Conquest of Cader Idris

The Autocar started it. They had tried to climb Cader Idris, Wales’s allegedly second-highest mountain (2927ft), with a 4WD Steyr-Puch-Haflinger, but wheelspin defeated it. Yet another attempt was later made using an Argo Professional but it was only able to get within about 500 yards of the summit.

Cader Idris was chosen because Snowdon (3560ft) had already been conquered by ACs and other light cars in the 1920s, and Scotland’s Ben Nevis (4406ft) by a Model-T Ford in 1911 and later by a Model-A, although Sydney Allard failed when his Allard stuck in a crevasse.

Having approved of the then-new Range Rover after road and off-road testing during 1971 (apart from its thief-proof fuel tank cap refusing to come off with only a pint of petrol in the tank) I felt that Motor Sport should try to better The Autocar’s efforts. I had expected to borrow a Range Rover again and have a go…

But Brian Sperring, Rover’s PR, thought this such a good piece of publicity that he laid on a full-scale onslaught. So I drove in a road-test Chrysler 180 from Mid-Wales over to the Dolmelynllyn Hall Hotel at Ganllwyd, taking my gumboots and Castrol oilskins but scorning climbing gear, because I hadn’t any, and the next morning the crew arrived.

The vehicles they brought comprised a standard Range Rover fitted with Dunlop Trakgrips and a front Belleview electric winch, a short-wheelbase Land Rover owned by Brian Pickup of the Pennine Land Rover Club with Rover 60 cylinder head and a rear Brandon capstan, Sperring’s petrol Land Rover, also Trakgrip-ped and with a Mayfair mechanical winch at the front, and a long-wheelbase machine, whose owner was to render much assistance but who wisely left it at the bottom of the mountain. Two more Land Rovers joined in and got stuck frequently, and on the steep descent Pickup’s ancient Land Rover lost its rear propshaft, which took away the brake lines, so that he had to continue tied to Sperring’s.

Our intrepid party also included Ken Twist of Rover’s engineering department, Ray Thomas, its paintshop foreman, and John Connor of Rover/AlvisNews.

Permission had been obtained for the Range Rover to make the ascent and ‘Tom the Shepherd’ showed us the route to follow.
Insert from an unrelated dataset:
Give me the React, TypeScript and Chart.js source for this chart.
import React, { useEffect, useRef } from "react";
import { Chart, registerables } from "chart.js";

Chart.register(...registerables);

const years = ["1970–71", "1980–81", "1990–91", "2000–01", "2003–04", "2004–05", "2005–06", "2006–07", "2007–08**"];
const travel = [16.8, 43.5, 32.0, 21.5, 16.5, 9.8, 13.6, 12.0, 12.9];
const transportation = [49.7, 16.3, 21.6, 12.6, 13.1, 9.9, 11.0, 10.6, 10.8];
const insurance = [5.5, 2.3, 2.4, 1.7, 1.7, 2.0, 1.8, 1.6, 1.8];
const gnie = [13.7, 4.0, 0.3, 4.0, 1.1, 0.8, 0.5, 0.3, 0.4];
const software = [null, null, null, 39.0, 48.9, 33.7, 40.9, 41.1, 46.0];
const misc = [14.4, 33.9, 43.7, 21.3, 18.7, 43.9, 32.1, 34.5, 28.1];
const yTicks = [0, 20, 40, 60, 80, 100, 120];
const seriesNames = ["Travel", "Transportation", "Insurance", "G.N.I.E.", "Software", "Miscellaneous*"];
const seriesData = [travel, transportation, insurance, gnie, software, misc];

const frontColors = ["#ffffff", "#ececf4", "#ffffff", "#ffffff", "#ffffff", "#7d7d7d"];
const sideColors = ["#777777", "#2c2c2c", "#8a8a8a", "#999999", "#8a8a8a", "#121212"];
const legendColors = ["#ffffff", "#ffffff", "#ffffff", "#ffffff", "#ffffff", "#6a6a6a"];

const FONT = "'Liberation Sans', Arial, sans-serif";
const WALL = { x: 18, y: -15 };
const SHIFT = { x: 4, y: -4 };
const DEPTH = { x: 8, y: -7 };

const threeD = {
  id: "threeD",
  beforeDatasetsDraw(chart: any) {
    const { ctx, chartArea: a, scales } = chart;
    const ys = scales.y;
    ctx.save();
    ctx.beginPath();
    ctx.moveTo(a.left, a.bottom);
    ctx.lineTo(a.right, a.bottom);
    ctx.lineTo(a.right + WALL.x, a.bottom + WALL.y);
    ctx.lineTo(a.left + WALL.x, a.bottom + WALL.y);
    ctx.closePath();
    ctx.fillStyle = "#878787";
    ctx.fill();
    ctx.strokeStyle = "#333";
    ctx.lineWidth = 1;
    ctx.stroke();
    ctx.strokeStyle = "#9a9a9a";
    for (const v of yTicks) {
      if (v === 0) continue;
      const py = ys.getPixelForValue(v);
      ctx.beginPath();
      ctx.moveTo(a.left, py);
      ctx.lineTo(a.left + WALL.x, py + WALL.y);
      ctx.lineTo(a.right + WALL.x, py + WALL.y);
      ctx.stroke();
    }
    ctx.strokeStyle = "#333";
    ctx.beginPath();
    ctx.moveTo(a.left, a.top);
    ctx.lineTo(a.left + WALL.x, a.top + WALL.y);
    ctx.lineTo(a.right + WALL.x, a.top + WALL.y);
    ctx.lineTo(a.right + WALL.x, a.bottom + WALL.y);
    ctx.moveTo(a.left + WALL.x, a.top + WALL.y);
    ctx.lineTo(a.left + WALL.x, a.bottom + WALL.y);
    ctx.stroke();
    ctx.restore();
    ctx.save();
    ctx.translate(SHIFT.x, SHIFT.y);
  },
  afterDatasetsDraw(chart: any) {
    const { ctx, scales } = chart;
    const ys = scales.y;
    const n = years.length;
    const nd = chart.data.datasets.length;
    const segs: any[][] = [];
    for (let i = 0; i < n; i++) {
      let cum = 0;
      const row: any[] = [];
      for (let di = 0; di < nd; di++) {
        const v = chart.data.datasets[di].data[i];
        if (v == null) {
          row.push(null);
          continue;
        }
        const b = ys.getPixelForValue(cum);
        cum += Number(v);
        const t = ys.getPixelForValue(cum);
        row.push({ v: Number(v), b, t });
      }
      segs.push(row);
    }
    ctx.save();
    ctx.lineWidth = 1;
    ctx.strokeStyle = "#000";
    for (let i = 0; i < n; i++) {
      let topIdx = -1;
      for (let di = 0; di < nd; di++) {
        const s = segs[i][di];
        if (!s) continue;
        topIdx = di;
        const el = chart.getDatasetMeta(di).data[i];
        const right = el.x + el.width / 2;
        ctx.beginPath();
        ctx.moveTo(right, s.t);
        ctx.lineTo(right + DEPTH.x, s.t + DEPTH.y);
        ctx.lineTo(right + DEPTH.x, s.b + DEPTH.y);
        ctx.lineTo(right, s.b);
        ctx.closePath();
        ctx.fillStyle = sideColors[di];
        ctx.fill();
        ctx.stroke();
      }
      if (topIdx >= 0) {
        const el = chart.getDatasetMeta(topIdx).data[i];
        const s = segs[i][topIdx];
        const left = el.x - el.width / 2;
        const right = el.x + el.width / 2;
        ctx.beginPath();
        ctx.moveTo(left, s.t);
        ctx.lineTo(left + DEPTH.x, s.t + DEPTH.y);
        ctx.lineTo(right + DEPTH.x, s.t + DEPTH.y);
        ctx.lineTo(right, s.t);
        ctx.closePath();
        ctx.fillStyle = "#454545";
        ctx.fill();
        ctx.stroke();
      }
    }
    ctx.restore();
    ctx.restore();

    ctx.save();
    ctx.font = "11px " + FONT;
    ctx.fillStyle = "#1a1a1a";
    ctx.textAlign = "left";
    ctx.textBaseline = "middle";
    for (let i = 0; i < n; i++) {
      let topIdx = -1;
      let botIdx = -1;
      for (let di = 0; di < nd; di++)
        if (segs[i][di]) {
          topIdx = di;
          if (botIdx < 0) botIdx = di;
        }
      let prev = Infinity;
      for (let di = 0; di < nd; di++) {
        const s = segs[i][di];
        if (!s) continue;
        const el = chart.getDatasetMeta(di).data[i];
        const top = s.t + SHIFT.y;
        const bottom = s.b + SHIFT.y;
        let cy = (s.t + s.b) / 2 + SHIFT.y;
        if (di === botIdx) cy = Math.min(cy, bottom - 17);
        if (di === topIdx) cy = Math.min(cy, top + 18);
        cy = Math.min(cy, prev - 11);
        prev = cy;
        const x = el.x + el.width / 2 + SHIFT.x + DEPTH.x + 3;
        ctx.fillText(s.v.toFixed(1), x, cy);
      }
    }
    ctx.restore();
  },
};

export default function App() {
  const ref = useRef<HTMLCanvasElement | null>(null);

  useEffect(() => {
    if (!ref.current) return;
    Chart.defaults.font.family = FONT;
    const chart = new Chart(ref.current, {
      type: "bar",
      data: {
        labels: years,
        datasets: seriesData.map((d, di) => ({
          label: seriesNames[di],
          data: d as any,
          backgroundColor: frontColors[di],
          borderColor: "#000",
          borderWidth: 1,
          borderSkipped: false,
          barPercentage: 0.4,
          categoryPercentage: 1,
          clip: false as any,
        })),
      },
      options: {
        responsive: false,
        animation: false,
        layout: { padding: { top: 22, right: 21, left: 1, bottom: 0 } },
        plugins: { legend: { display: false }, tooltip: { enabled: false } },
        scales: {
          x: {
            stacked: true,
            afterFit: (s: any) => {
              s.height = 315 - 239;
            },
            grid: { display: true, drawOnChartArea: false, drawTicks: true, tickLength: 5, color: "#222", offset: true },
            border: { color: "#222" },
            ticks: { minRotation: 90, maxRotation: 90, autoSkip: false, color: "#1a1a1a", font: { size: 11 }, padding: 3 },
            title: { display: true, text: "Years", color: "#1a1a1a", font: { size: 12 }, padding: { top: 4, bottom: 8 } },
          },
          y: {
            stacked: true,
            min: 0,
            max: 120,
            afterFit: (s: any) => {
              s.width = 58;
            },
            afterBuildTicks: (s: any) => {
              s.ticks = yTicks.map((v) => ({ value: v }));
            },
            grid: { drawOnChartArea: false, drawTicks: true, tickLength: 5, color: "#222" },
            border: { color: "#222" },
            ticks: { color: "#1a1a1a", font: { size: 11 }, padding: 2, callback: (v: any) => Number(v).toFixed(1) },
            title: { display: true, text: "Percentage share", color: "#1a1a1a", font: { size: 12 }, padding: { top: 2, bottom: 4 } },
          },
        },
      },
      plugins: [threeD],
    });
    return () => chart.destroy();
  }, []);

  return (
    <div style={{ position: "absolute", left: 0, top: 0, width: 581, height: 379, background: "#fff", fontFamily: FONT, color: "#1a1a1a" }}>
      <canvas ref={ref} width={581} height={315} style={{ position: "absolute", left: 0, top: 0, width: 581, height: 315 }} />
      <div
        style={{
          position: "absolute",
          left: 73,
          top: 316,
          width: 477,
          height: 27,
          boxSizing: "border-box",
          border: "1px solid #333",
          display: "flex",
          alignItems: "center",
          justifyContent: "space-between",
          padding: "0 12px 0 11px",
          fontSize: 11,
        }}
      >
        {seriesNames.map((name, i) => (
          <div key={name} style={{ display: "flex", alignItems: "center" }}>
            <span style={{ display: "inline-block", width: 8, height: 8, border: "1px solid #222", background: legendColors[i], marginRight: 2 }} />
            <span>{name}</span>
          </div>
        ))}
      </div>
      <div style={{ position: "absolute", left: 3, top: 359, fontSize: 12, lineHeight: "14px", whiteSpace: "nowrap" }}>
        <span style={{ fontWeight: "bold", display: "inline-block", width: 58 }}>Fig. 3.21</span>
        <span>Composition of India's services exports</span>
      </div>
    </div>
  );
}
Starting at just before 11.15am, the Range Rover soon left the soft ground for a hard track, where a sharp rock destroyed a new tyre on Pickup’s car. But with centre diff locked we motored on upwards. At times the going was so tough that we had to have a tow from the back-up Land Rover or use the winch; there were also pauses when driving over rocky outcrops to build up clearance with big piles of loose rocks. But we made it, getting as near to the summit as any vehicle could go, at an altimeter reading of 2810ft, the final 39 yards possible only for climbers on foot.

The Autocar had planted a flag where they had stopped, so now we did the same, with a placard staking a claim that Motor Sport had defeated Cader Idris.

The return leg was accomplished more easily and we were being given tea at the farm from our start-point by early evening. The climb took under three hours and used about 3gal of petrol.

I am reminded that among the serious foot climbers who used to ascend the three highest peaks in Great Britain within the shortest possible time, could be included the Glegg brothers — builders of the Dorcas Shelsley Special — who used fast cars, such as the 2-litre Speed-Model Lagonda, with a skilled driver awaiting them at the foot of each climb, to rush them to the base of their next summit.